Casim Calculations of Soil Irradiation

Ground Water Calculation

Boone Group Meeting - 3/19/98

The following are the transparencies that I presented at the group meeting. The first plot is the model I used of the decay hall that I used. The block at the right is a 10'x10'x10' solid absorber. The insert to the left is the target region with the target, the two horns, the aluminium absorber, and the outer iron absrober. A blowup of that region is given in the second plot.

With this configuration and 8E20 8 GeV protons/year on target, we get a soil activation that corresponds to a concentration at the Dolamite (assumed elevation of 677') of 6500 pC/mL of tritium (limit is 20 pC/mL) and 2.3 pC/mL of Na22 (limit is .2 pC/mL). While these numbers are well above the allowed limits, they are not so far out of range that they are worrisome at this point. Additional shielding and a better simulation will probably brings these into line. However, one of the most important factors in these calculations is the depth of the Dolamite layer below the target hall. I would suggest taking core samples at three places:

  1. Right under the target;
  2. In the middle of the target hall; and
  3. Just beyond the end of the target hall.
With these cores, we can measure the Dolamite depth and, possibly, the flow rate of the ground water through the soil.

As to shielding, the highest area of irradiation is right behind the dump. In the next plot, I show the star density in a linear contour plot in the soil right behind the dump. [Up is up in this plot; right is beam's right.
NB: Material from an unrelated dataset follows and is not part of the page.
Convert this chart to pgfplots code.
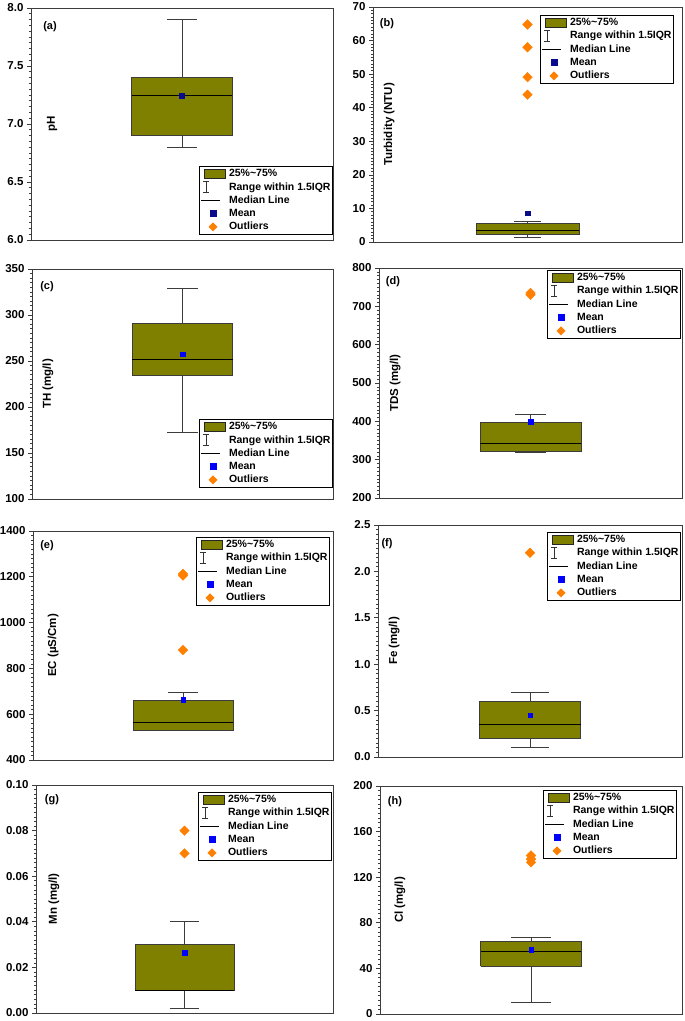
\documentclass[border=0pt]{standalone}
\usepackage{fontspec}
\setmainfont{Liberation Sans}
\usepackage{pgfplots}
\pgfplotsset{compat=1.18}

\definecolor{olivebox}{RGB}{128,128,0}
\definecolor{outorange}{RGB}{255,128,0}
\definecolor{meannavy}{RGB}{10,10,140}
\definecolor{meanblue}{RGB}{0,0,255}
\definecolor{framegray}{RGB}{60,60,60}

% legend shared by all eight panels, #1 = colour of the mean square
\newcommand{\boxlegend}[1]{%
  \addlegendimage{legend image code/.code={%
      \path[draw=none, fill=none] (-3pt,-5.5pt) rectangle (24pt,5.5pt);
      \draw[fill=olivebox, draw=black!85, line width=0.8pt] (0pt,-4.5pt) rectangle (21pt,4.5pt);}}
  \addlegendentry{25\%\textasciitilde75\%}
  \addlegendimage{legend image code/.code={%
      \path[draw=none, fill=none] (-3pt,-5.5pt) rectangle (24pt,5.5pt);
      \draw[black!80, fill=none, line width=0.8pt] (2pt,-5.5pt) -- (2pt,5.5pt)
        (-1pt,-5.5pt) -- (5pt,-5.5pt) (-1pt,5.5pt) -- (5pt,5.5pt);}}
  \addlegendentry{Range within 1.5IQR}
  \addlegendimage{legend image code/.code={%
      \path[draw=none, fill=none] (-3pt,-5.5pt) rectangle (24pt,5.5pt);
      \draw[black, fill=none, line width=0.8pt] (-3pt,0pt) -- (16pt,0pt);}}
  \addlegendentry{Median Line}
  \addlegendimage{legend image code/.code={%
      \path[draw=none, fill=none] (-3pt,-5.5pt) rectangle (24pt,5.5pt);
      \fill[#1, draw=none] (5.5pt,-3.5pt) rectangle (12.5pt,3.5pt);}}
  \addlegendentry{Mean}
  \addlegendimage{legend image code/.code={%
      \path[draw=none, fill=none] (-3pt,-5.5pt) rectangle (24pt,5.5pt);
      \fill[outorange, draw=none] (9pt,-4.5pt) -- (13.5pt,0pt) -- (9pt,4.5pt) -- (4.5pt,0pt) -- cycle;}}
  \addlegendentry{Outliers}
}

\tikzset{tag/.style={font=\fontsize{11}{13}\selectfont\bfseries, anchor=center}}

\pgfplotsset{
  panel/.style={
    scale only axis, anchor=south west, clip=false,
    xmin=0, xmax=3, xtick=\empty,
    ytick pos=left, tick align=outside,
    minor y tick num=9,
    major tick length=4pt, minor tick length=2pt,
    axis line style={framegray, line width=0.9pt},
    every tick/.style={framegray, line width=0.6pt},
    tick label style={font=\fontsize{11.5}{13}\selectfont\bfseries},
    /pgf/number format/assume math mode=true,
    /pgf/number format/1000 sep={},
    scaled y ticks=false,
    every axis y label/.style={at={(axis description cs:0.06,0.5)}, rotate=90,
      anchor=center, font=\fontsize{11.5}{13}\selectfont\bfseries},
    legend style={font=\fontsize{10.5}{12}\selectfont\bfseries, draw=black,
      line width=0.9pt, inner xsep=1pt, inner ysep=1pt,
      /tikz/row sep=0pt, /tikz/column sep=0pt,
      nodes={inner xsep=1pt, inner ysep=1.7pt, text height=7.6pt, text depth=2.2pt}},
    legend cell align=left,
  },
  whisk/.style={forget plot, mark=none, draw=framegray, line width=0.9pt},
  boxfill/.style={forget plot, mark=none, draw=framegray, fill=olivebox,
    line width=0.9pt, line join=miter},
  med/.style={forget plot, mark=none, draw=black, line width=0.9pt},
  mean/.style={forget plot, only marks, mark=square*, mark size=2.3pt},
  outl/.style={forget plot, only marks, mark=square*, mark size=3.4pt,
    mark options={rotate=45}, color=outorange},
}

\begin{document}
\begin{tikzpicture}
\useasboundingbox (0,0) rectangle (685pt,1021pt);

% (a) pH
\begin{axis}[panel, at={(31pt,781pt)}, width=302pt, height=232pt,
  ymin=6, ymax=8, ytick={6,6.5,7,7.5,8},
  yticklabel style={/pgf/number format/fixed, /pgf/number format/fixed zerofill,
    /pgf/number format/precision=1},
  ylabel={pH}, ylabel style={at={(axis description cs:0.07,0.5)}},
  legend style={at={(1,0)}, anchor=south east, yshift=5pt}]
\addplot[whisk] coordinates {(1.5,7.4) (1.5,7.9)};
\addplot[whisk] coordinates {(1.35,7.9) (1.65,7.9)};
\addplot[whisk] coordinates {(1.5,6.9) (1.5,6.8)};
\addplot[whisk] coordinates {(1.35,6.8) (1.65,6.8)};
\addplot[boxfill] coordinates {(1,6.9) (2,6.9) (2,7.4) (1,7.4) (1,6.9)};
\addplot[med] coordinates {(1,7.25) (2,7.25)};
\addplot[mean, color=meannavy] coordinates {(1.5,7.245)};
\boxlegend{meannavy}
\node[tag, xshift=19pt, yshift=-19pt] at (rel axis cs:0,1) {(a)};
\end{axis}

% (b) Turbidity
\begin{axis}[panel, at={(373pt,779pt)}, width=309pt, height=235pt,
  ymin=0, ymax=70, ytick={0,10,...,70},
  ylabel={Turbidity (NTU)}, ylabel style={at={(axis description cs:0.052,0.5)}},
  legend style={at={(1,1)}, anchor=north east, xshift=-8pt, yshift=-8pt}]
\addplot[whisk] coordinates {(1.5,5.5) (1.5,6.2)};
\addplot[whisk] coordinates {(1.365,6.2) (1.635,6.2)};
\addplot[whisk] coordinates {(1.5,2.1) (1.5,1.4)};
\addplot[whisk] coordinates {(1.365,1.4) (1.635,1.4)};
\addplot[boxfill] coordinates {(1,2.1) (2,2.1) (2,5.5) (1,5.5) (1,2.1)};
\addplot[med] coordinates {(1,3.4) (2,3.4)};
\addplot[mean, color=meannavy] coordinates {(1.5,8.6)};
\addplot[outl] coordinates {(1.5,43.9) (1.5,49.1) (1.5,58.0) (1.5,64.8)};
\boxlegend{meannavy}
\node[tag, xshift=14pt, yshift=-17pt] at (rel axis cs:0,1) {(b)};
\end{axis}

% (c) TH
\begin{axis}[panel, at={(32pt,522pt)}, width=301pt, height=230pt,
  ymin=100, ymax=350, ytick={100,150,...,350},
  ylabel={TH (mg/l)}, ylabel style={at={(axis description cs:0.053,0.5)}},
  legend style={at={(1,0)}, anchor=south east, yshift=11pt}]
\addplot[whisk] coordinates {(1.5,291) (1.5,329)};
\addplot[whisk] coordinates {(1.35,329) (1.65,329)};
\addplot[whisk] coordinates {(1.5,234) (1.5,172)};
\addplot[whisk] coordinates {(1.35,172) (1.65,172)};
\addplot[boxfill] coordinates {(1,234) (2,234) (2,291) (1,291) (1,234)};
\addplot[med] coordinates {(1,252) (2,252)};
\addplot[mean, color=meanblue] coordinates {(1.5,257.5)};
\boxlegend{meanblue}
\node[tag, xshift=15pt, yshift=-18pt] at (rel axis cs:0,1) {(c)};
\end{axis}

% (d) TDS
\begin{axis}[panel, at={(379pt,523pt)}, width=303pt, height=230pt,
  ymin=200, ymax=800, ytick={200,300,...,800},
  ylabel={TDS (mg/l)}, ylabel style={at={(axis description cs:0.053,0.5)}},
  legend style={at={(1,1)}, anchor=north east, xshift=-1pt, yshift=-2pt}]
\addplot[whisk] coordinates {(1.5,397) (1.5,418)};
\addplot[whisk] coordinates {(1.35,418) (1.65,418)};
\addplot[whisk] coordinates {(1.5,322) (1.5,319)};
\addplot[whisk] coordinates {(1.35,319) (1.65,319)};
\addplot[boxfill] coordinates {(1,322) (2,322) (2,397) (1,397) (1,322)};
\addplot[med] coordinates {(1,341) (2,341)};
\addplot[mean, color=meanblue] coordinates {(1.5,399)};
\addplot[outl] coordinates {(1.5,730) (1.5,735)};
\boxlegend{meanblue}
\node[tag, xshift=14pt, yshift=-14pt] at (rel axis cs:0,1) {(d)};
\end{axis}

% (e) EC
\begin{axis}[panel, at={(33pt,261pt)}, width=300pt, height=229pt,
  ymin=400, ymax=1400, ytick={400,600,...,1400},
  ylabel={EC (µS/Cm)}, ylabel style={at={(axis description cs:0.067,0.5)}},
  legend style={at={(1,1)}, anchor=north east, xshift=-3pt, yshift=-6pt}]
\addplot[whisk] coordinates {(1.5,658) (1.5,694)};
\addplot[whisk] coordinates {(1.35,694) (1.65,694)};
\addplot[whisk] coordinates {(1.5,531) (1.5,528)};
\addplot[whisk] coordinates {(1.35,528) (1.65,528)};
\addplot[boxfill] coordinates {(1,531) (2,531) (2,658) (1,658) (1,531)};
\addplot[med] coordinates {(1,566) (2,566)};
\addplot[mean, color=meanblue] coordinates {(1.5,663)};
\addplot[outl] coordinates {(1.5,880) (1.5,1205) (1.5,1212)};
\boxlegend{meanblue}
\node[tag, xshift=14pt, yshift=-15pt] at (rel axis cs:0,1) {(e)};
\end{axis}

% (f) Fe
\begin{axis}[panel, at={(378pt,264pt)}, width=304pt, height=232pt,
  ymin=0, ymax=2.5, ytick={0,0.5,1,1.5,2,2.5},
  yticklabel style={/pgf/number format/fixed, /pgf/number format/fixed zerofill,
    /pgf/number format/precision=1},
  ylabel={Fe (mg/l)}, ylabel style={at={(axis description cs:0.053,0.5)}},
  legend style={at={(1,1)}, anchor=north east, xshift=-1pt, yshift=-7pt}]
\addplot[whisk] coordinates {(1.5,0.6) (1.5,0.7)};
\addplot[whisk] coordinates {(1.31,0.7) (1.69,0.7)};
\addplot[whisk] coordinates {(1.5,0.2) (1.5,0.1)};
\addplot[whisk] coordinates {(1.31,0.1) (1.69,0.1)};
\addplot[boxfill] coordinates {(1,0.2) (2,0.2) (2,0.6) (1,0.6) (1,0.2)};
\addplot[med] coordinates {(1,0.35) (2,0.35)};
\addplot[mean, color=meanblue] coordinates {(1.5,0.45)};
\addplot[outl] coordinates {(1.5,2.2)};
\boxlegend{meanblue}
\node[tag, xshift=9pt, yshift=-19pt] at (rel axis cs:0,1) {(f)};
\end{axis}

% (g) Mn
\begin{axis}[panel, at={(36pt,8pt)}, width=297pt, height=228pt,
  ymin=0, ymax=0.1, ytick={0,0.02,0.04,0.06,0.08,0.1},
  yticklabel style={/pgf/number format/fixed, /pgf/number format/fixed zerofill,
    /pgf/number format/precision=2},
  ylabel={Mn (mg/l)}, ylabel style={at={(axis description cs:0.06,0.5)}},
  legend style={at={(1,1)}, anchor=north east, xshift=-1pt, yshift=-7pt}]
\addplot[whisk] coordinates {(1.5,0.03) (1.5,0.04)};
\addplot[whisk] coordinates {(1.35,0.04) (1.65,0.04)};
\addplot[whisk] coordinates {(1.5,0.01) (1.5,0.002)};
\addplot[whisk] coordinates {(1.35,0.002) (1.65,0.002)};
\addplot[boxfill] coordinates {(1,0.01) (2,0.01) (2,0.03) (1,0.03) (1,0.01)};
\addplot[med] coordinates {(1,0.01) (2,0.01)};
\addplot[mean, color=meanblue] coordinates {(1.5,0.0265)};
\addplot[outl] coordinates {(1.5,0.07) (1.5,0.08)};
\boxlegend{meanblue}
\node[tag, xshift=16pt, yshift=-15pt] at (rel axis cs:0,1) {(g)};
\end{axis}

% (h) Cl
\begin{axis}[panel, at={(380pt,7pt)}, width=302pt, height=228pt,
  ymin=0, ymax=200, ytick={0,40,...,200},
  ylabel={Cl (mg/l)}, ylabel style={at={(axis description cs:0.066,0.5)}},
  legend style={at={(1,1)}, anchor=north east, xshift=-5pt, yshift=-4pt}]
\addplot[whisk] coordinates {(1.5,63.6) (1.5,66.8)};
\addplot[whisk] coordinates {(1.3,66.8) (1.7,66.8)};
\addplot[whisk] coordinates {(1.5,41.7) (1.5,10.5)};
\addplot[whisk] coordinates {(1.3,10.5) (1.7,10.5)};
\addplot[boxfill] coordinates {(1,41.7) (2,41.7) (2,63.6) (1,63.6) (1,41.7)};
\addplot[med] coordinates {(1,54.8) (2,54.8)};
\addplot[mean, color=meanblue] coordinates {(1.5,56.3)};
\addplot[outl] coordinates {(1.5,133) (1.5,136) (1.5,139)};
\boxlegend{meanblue}
\node[tag, xshift=15pt, yshift=-16pt] at (rel axis cs:0,1) {(h)};
\end{axis}
\end{tikzpicture}
\end{document}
The scale is in cm. The contours shown essentially map out the portion of the end of the decay hall not covered by the dump.] We get significant irradiation around the edges of the dump. To reduce the activation level, we must shield this area. The final plot is a logrythmic plot of the activation in the soil laterally around the decay hall. [Up is along the beam line in this plot; right is beam's right. The plot starts at the upstream shielding of the target. The contours mark out the edge of the soil outside the decay hall. The scales are in cm.] This plot shows that the upstream end of the hall is pretty well shielded, but once the shielding ends, activation begins. The highest region is at the end of the hall where the particles miss the steel dump. However, there is significant activation in the sides of the all also (more to beam's left than beam's right only because the beam is closer to the wall on the left than on the right).

The shielding studies that I would recommend (and will do) are to increase the wall thickness on the sides of the hall to get below the concentration limit, to add steel shielding to the end of the hall, and to make the hall smaller to just fit around the beamstop.

Finally, a comment on MARS vs. Casim: I have retrofitted Casim to allow us to use it to specifically answer our questions about our target hall. Unfortunately, I cannot get the same level of detail out of MARS. I plan to compare MARS to Casim on some geometries that MARS can handle and then to extrapolate to our present geometry from that extrapolation.

    Summary of Plots:
  1. Decay Hall drawing.
  2. Detail Horn region drawing.
  3. Log contour plot of soil activation downstream of hall. Plot is in cm with x axis being beam's left to beam's right and the y axis being elevation. Beam's center is (0,0).
  4. Soil activation horizontally around hall integrated from bottom of concrete to top of concrete. X axis goes from beam's left to beam's right. Y axis is along decay hall.
  5. Soil activation in a cross section at the center of the deacy hall. Contour plot with log copntours. Horizontal axis goes from beam's left to beam's right. Vertical axis is elevation.